The power of Alaska’s wild to invoke this in me has not diminished with time and familiarity. A few years ago, on an artist residency in the Tongass National Forest’s Tracy Arm Ford’s Terror Wilderness, I felt that sense of proper scale once again, sitting on a swirl of ancient rock recently released from ice, taking in the vast view: a tidewater glacier rumbling to the sea, a seal diving in the cerulean waters at the base of a waterfall, a massive iceberg floating by our camp, big as an island I could live on the rest of my life.
 
 
                            Shining Rock Wilderness, Pisgah National Forest, North Carolina.

I am lucky.
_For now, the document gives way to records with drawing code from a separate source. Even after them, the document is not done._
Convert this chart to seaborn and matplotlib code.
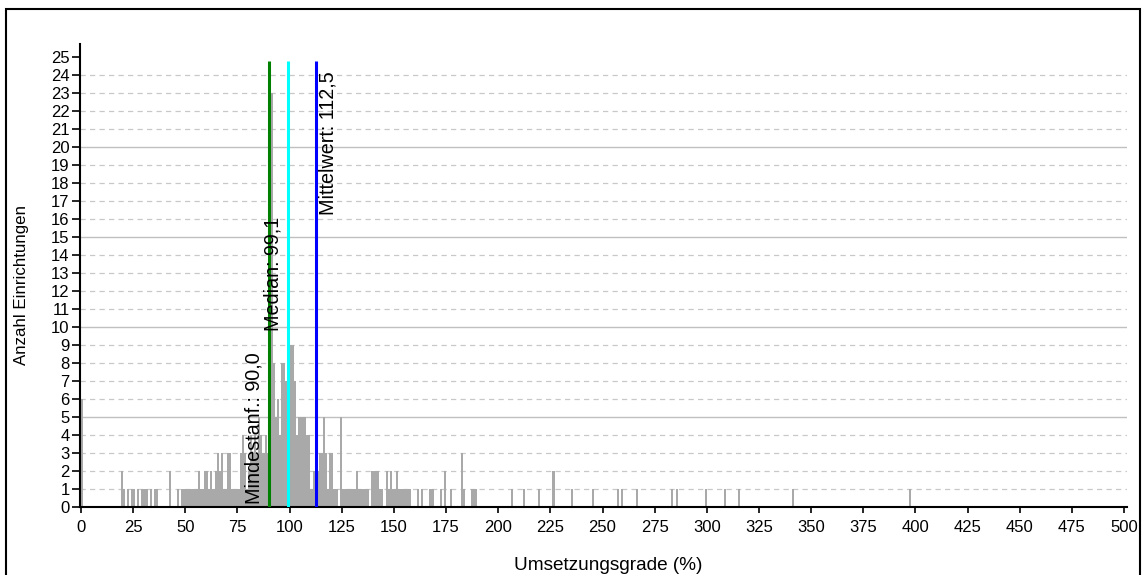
import matplotlib
matplotlib.use("Agg")
import matplotlib.pyplot as plt
import seaborn as sns
import pandas as pd
from matplotlib.patches import Rectangle

# ---- data ----
grad_values = [0, 19, 20, 22, 24, 25, 27, 29, 30, 31, 33, 35, 36, 42, 46, 48, 49, 50,
               51, 52, 53, 54, 55, 56, 57, 58, 59, 60, 61, 62, 63, 64, 65, 66, 67, 68,
               69, 70, 71, 72, 73, 74, 75, 76, 77, 78, 79, 80, 81, 82, 83, 84, 85, 86,
               87, 88, 89, 90, 91, 92, 93, 94, 95, 96, 97, 98, 99, 100, 101, 102, 103,
               104, 105, 106, 107, 108, 109, 110, 111, 112, 113, 114, 115, 116, 117,
               118, 119, 120, 121, 122, 124, 125, 126, 127, 128, 129, 130, 131, 132,
               133, 134, 135, 136, 137, 139, 140, 141, 142, 143, 144, 146, 147, 148,
               149, 150, 151, 152, 153, 154, 155, 156, 157, 161, 163, 167, 168, 172,
               174, 177, 182, 183, 187, 188, 189, 206, 212, 219, 226, 235, 245, 257,
               259, 266, 283, 285, 299, 308, 315, 341, 397]
anzahl = [6, 2, 1, 1, 1, 1, 1, 1, 1, 1, 1, 1, 1, 2, 1, 1, 1, 1,
          1, 1, 1, 1, 1, 2, 1, 1, 2, 2, 1, 2, 1, 2, 3, 2, 3, 1,
          1, 3, 3, 1, 1, 1, 1, 3, 4, 3, 1, 2, 4, 3, 4, 3, 5, 4,
          3, 4, 3, 4, 23, 8, 5, 6, 4, 8, 8, 7, 5, 9, 9, 7, 4,
          5, 5, 5, 5, 4, 4, 1, 2, 2, 2, 3, 3, 5, 3,
          1, 3, 3, 1, 1, 5, 1, 1, 1, 1, 1, 1, 1, 2,
          1, 1, 1, 1, 1, 2, 2, 2, 2, 1, 1, 2, 1, 2,
          1, 1, 2, 1, 1, 1, 1, 1, 1, 1, 1, 1, 1, 1,
          2, 1, 3, 1, 1, 1, 1, 1, 1, 1, 2, 1, 1, 1,
          1, 1, 1, 1, 1, 1, 1, 1, 1]

mindest = 90.0
median = 99.1
mittelwert = 112.5
stat_labels = ["Mindestanf.: 90,0", "Median: 99,1", "Mittelwert: 112,5"]
x_ticks = list(range(0, 501, 25))
y_ticks = list(range(0, 26))
x_title = "Umsetzungsgrade (%)"
y_title = "Anzahl Einrichtungen"

# ---- figure ----
sns.set_theme(style="white")
plt.rcParams['font.family'] = ['Liberation Sans', 'DejaVu Sans']

W, H = 1144, 575
fig = plt.figure(figsize=(W / 100, H / 100), dpi=100)
ax = fig.add_axes([80 / W, (H - 507) / H, (1127 - 80) / W, (507 - 44) / H])

df = pd.DataFrame({"grad": grad_values, "n": anzahl})
sns.histplot(data=df, x="grad", weights="n", binwidth=1, binrange=(0, 501),
             color="#a9a9a9", alpha=1, edgecolor="none", linewidth=0,
             ax=ax, zorder=2)

ax.set_xlim(-0.48, 501.4)
ax.set_ylim(0, 25.72)

# grid lines
for yv in y_ticks[1:-1]:
    if yv % 5 == 0:
        ax.axhline(yv, color="#c0c0c0", lw=1.0, zorder=0)
    else:
        ax.axhline(yv, color="#c8c8c8", lw=0.9, ls=(0, (4.2, 3.4)), zorder=0)

# statistic lines
line_cols = ["#008000", "#00ffff", "#0000ff"]
ax.vlines([mindest, median, mittelwert], 0, 24.75, colors=line_cols, lw=2.2, zorder=3)

fs_txt = 14.2
ax.text(mindest - 7.0, 0.15, stat_labels[0], rotation=90, ha="center", va="bottom",
        fontsize=fs_txt, color="black", zorder=4)
ax.text(median - 7.0, 16.1, stat_labels[1], rotation=90, ha="center", va="top",
        fontsize=fs_txt, color="black", zorder=4)
ax.text(mittelwert + 6.0, 24.2, stat_labels[2], rotation=90, ha="center", va="top",
        fontsize=fs_txt, color="black", zorder=4)

ax.set_xticks(x_ticks)
ax.set_yticks(y_ticks)
ax.tick_params(axis="y", direction="out", length=6, width=1.2, pad=1.5,
               labelsize=12, colors="black", left=True)
ax.tick_params(axis="x", direction="out", length=4.5, width=1.2, pad=5,
               labelsize=12, colors="black", bottom=True)

for s in ["top", "right"]:
    ax.spines[s].set_visible(False)
for s in ["left", "bottom"]:
    ax.spines[s].set_color("black")
    ax.spines[s].set_linewidth(1.5)

ax.set_xlabel(x_title, fontsize=13.7, color="black")
ax.set_ylabel(y_title, fontsize=12.2, color="black")
ax.xaxis.set_label_coords(0.504, -(557 - 507) / 463)
ax.yaxis.set_label_coords(-(80 - 29) / 1047, (507 - 285) / 463)

# outer frame
fig.patches.append(Rectangle((6 / W, -0.1), (1140 - 6) / W, 1.1 - 9 / H,
                             transform=fig.transFigure, fill=False,
                             edgecolor="black", lw=1.5, clip_on=False))

fig.savefig("out.png", dpi=100)
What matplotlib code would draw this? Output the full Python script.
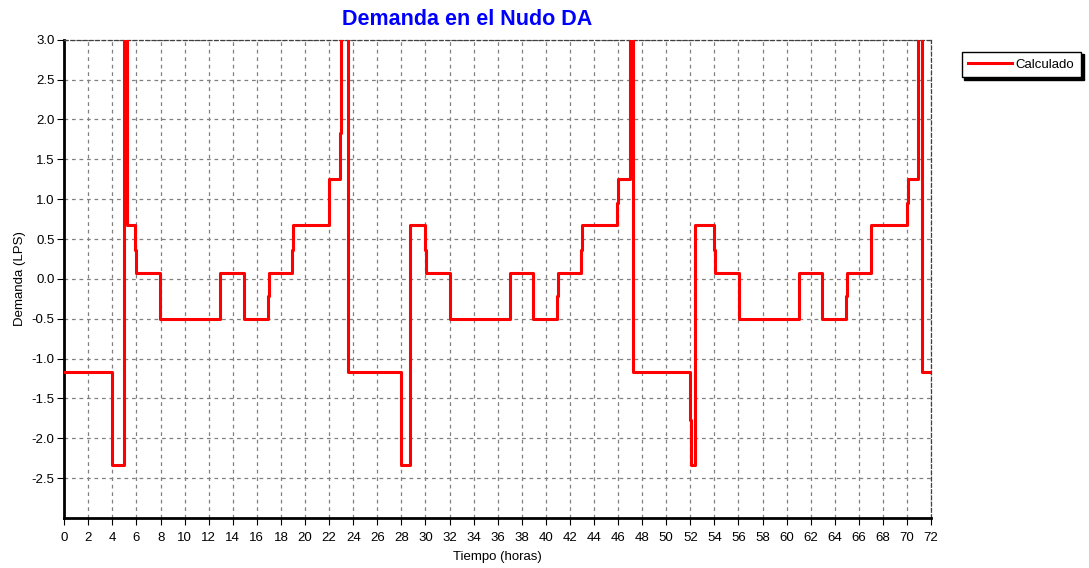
import matplotlib
matplotlib.use('Agg')
import matplotlib.pyplot as plt
import numpy as np

plt.rcParams['font.family'] = ['Liberation Sans', 'DejaVu Sans']

# demanda en el nudo DA (LPS), escalonada: cada valor vale desde su hora hasta la siguiente
tiempo = [0.0, 4.0, 4.98, 5.2, 5.86, 5.95, 7.95, 12.95, 14.95, 16.92, 17.0,
          18.95, 19.02, 21.95, 22.02, 22.9, 22.97, 23.55, 27.95, 28.68,
          29.95, 30.02, 32.02, 37.0, 38.97, 40.95, 41.02, 42.95, 43.02,
          45.95, 46.02, 46.97, 47.27, 52.0, 52.08, 52.35, 52.42, 53.95,
          54.02, 56.02, 61.0, 62.97, 64.9, 64.98, 66.97, 67.04, 70.0,
          70.07, 70.88, 71.28, 72.0]
demanda = [-1.17, -2.33, 4.5, 0.67, 0.36, 0.08, -0.5, 0.08, -0.5, -0.22, 0.08,
           0.36, 0.67, 0.95, 1.25, 1.83, 4.5, -1.17, -2.33, 0.67,
           0.36, 0.08, -0.5, 0.08, -0.5, -0.22, 0.08, 0.36, 0.67,
           0.95, 1.25, 4.5, -1.17, -1.77, -2.33, -0.85, 0.67, 0.36,
           0.08, -0.5, 0.08, -0.5, -0.22, 0.08, 0.36, 0.67, 0.95,
           1.25, 4.5, -1.17, -1.17]

xticks = np.arange(0, 73, 2)
yticks = np.arange(-2.5, 3.01, 0.5)

fig = plt.figure(figsize=(10.89, 5.68), dpi=100)
ax = fig.add_axes([0.059, 0.088, 0.796, 0.842])

ax.step(tiempo, demanda, where='post', color='#ff0000', linewidth=2.2,
        label='Calculado', zorder=3)

ax.set_xlim(0, 72)
ax.set_ylim(-3.0, 3.0)
ax.set_xticks(xticks)
ax.set_yticks(yticks)
ax.set_yticklabels(['%.1f' % v for v in yticks])
ax.tick_params(labelsize=9.5, length=5, width=0.8, direction='out')
ax.tick_params(axis='x', pad=5)
ax.tick_params(axis='y', pad=2)

ax.grid(True, color='#808080', linestyle=(0, (3, 3)), linewidth=0.9)
for s in ['left', 'bottom']:
    ax.spines[s].set_linewidth(2)
    ax.spines[s].set_color('black')
for s in ['top', 'right']:
    ax.spines[s].set_linestyle((0, (3, 2)))
    ax.spines[s].set_color('#404040')
    ax.spines[s].set_linewidth(0.9)

ax.set_xlabel('Tiempo (horas)', fontsize=9.5, labelpad=5)
ax.set_ylabel('Demanda (LPS)', fontsize=9.5, labelpad=4)
fig.text(0.429, 0.966, 'Demanda en el Nudo DA', color='#0000ff', fontsize=15.5,
         fontweight='bold', ha='center', va='center')

fig.legend(loc='upper left', bbox_to_anchor=(0.883, 0.909), fontsize=9.5,
           fancybox=False, edgecolor='black', framealpha=1,
           shadow={'color': 'black', 'alpha': 1}, handlelength=3.3,
           borderpad=0.5, handletextpad=0.3, borderaxespad=0)

fig.savefig('out.png', dpi=100)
I know this to be true. I grew up on family hikes to Devil’s Courtyard and Craggy Gardens and Wayah Bald, on wild rides down Sliding Rock—a 60' natural rock slide that ends in a deep pool—on rock climbing in one of the country’s first designated wilderness areas—the Shining Rock Wilderness. These places are as much a part of my childhood as my little brother laying down on the floor, poufing out his stomach, and yelling, “Hey, look, here’s Mount Mitchell!” Mount Mitchell being, well, the highest peak east of the Mississippi. And my brother, well, having a special talent. These places—Craggy Gardens, Devil’s Courtyard, Shining Rock—they are family.

And then I moved to Alaska, where I’ve been surrounded by wilderness—some designated and thus protected to varying degrees of success, some not designated but de facto wilderness because of how few people live here. We Alaskans have been lucky that way for a long, long time. But that’s changing, has been, my whole life here, and more and more I see how tenuous even those places designated wilderness hang on to the essential characteristics that make them what I, as a human and as a writer, need.

Two places in Alaska that are touchstones for me—family for me—have shown me this tenuousness: northwestern Prince William Sound, which has been a wilderness study area for decades but has not, it turns out, been managed as wilderness; and Denali National Park, where the iconic top predator, wolves, are decimated along the NE boundary on state lands. We draw lines, but for wolves those lands are part of their territory, the natural topography of their continuous territory. And then, of course, overlaid on all the other pressures human society puts on wild places is climate change.
 
As a writer, I owe it all to natural places, the birth of all my best ideas, images, stories. And Alaska’s wild places fuel my writing endlessly. In the wild, I enter into a conversation that’s always going on but is usually drowned out by my busy, noisy, human-centered life. I enter that wild conversation and am ignited, and new insights and images appear, and everything makes sense.

Making sense – my senses, all alert and awake—in that I find what’s real. And there are rare moments when I feel, as Mary Austin wrote about her experiences in the desert southwest, a “flash of mutual awareness,” when there is some apparent reciprocity between me and an oystercatcher, a wind-sculpted hemlock, a rock outcropping.

When I do my job right, I’m able to capture some small part of that conversation, that reciprocity, in words. That’s why, in The Heart of the Sound, I wrote short prose pieces in between the main chapters. In one, I’m boating back in pouring rain and heavy seas, wanting only to get home, when a Steller's sea lion pops up in front of our Zodiak, tosses a salmon into the air, catches it in its pink mouth, gives me a look, then arcs beneath the seas, home. These are moments of insight, reciprocity, shared conversation—and they are my attempts to give voice to the more-than-human world.


                             

                                       Polychrome Pass, Denali National Park, Alaska.

You know what they say about visiting wilderness: Take only pictures, leave only footprints. But I always take with me so much more. Not just my scribbles in my write-in-the-rain pad, but a host of experiential knowledge that carries on in my work, a subterranean river of knowing, that conversation reverberating in every experience I have after.

I’ll end with a quote from the late, great, Peter Matthiessen, from The Snow Leopard, which speaks to reciprocity: “The sun is round. I ring with life, and the mountains ring, and when I can hear it, there is a ringing that we share.”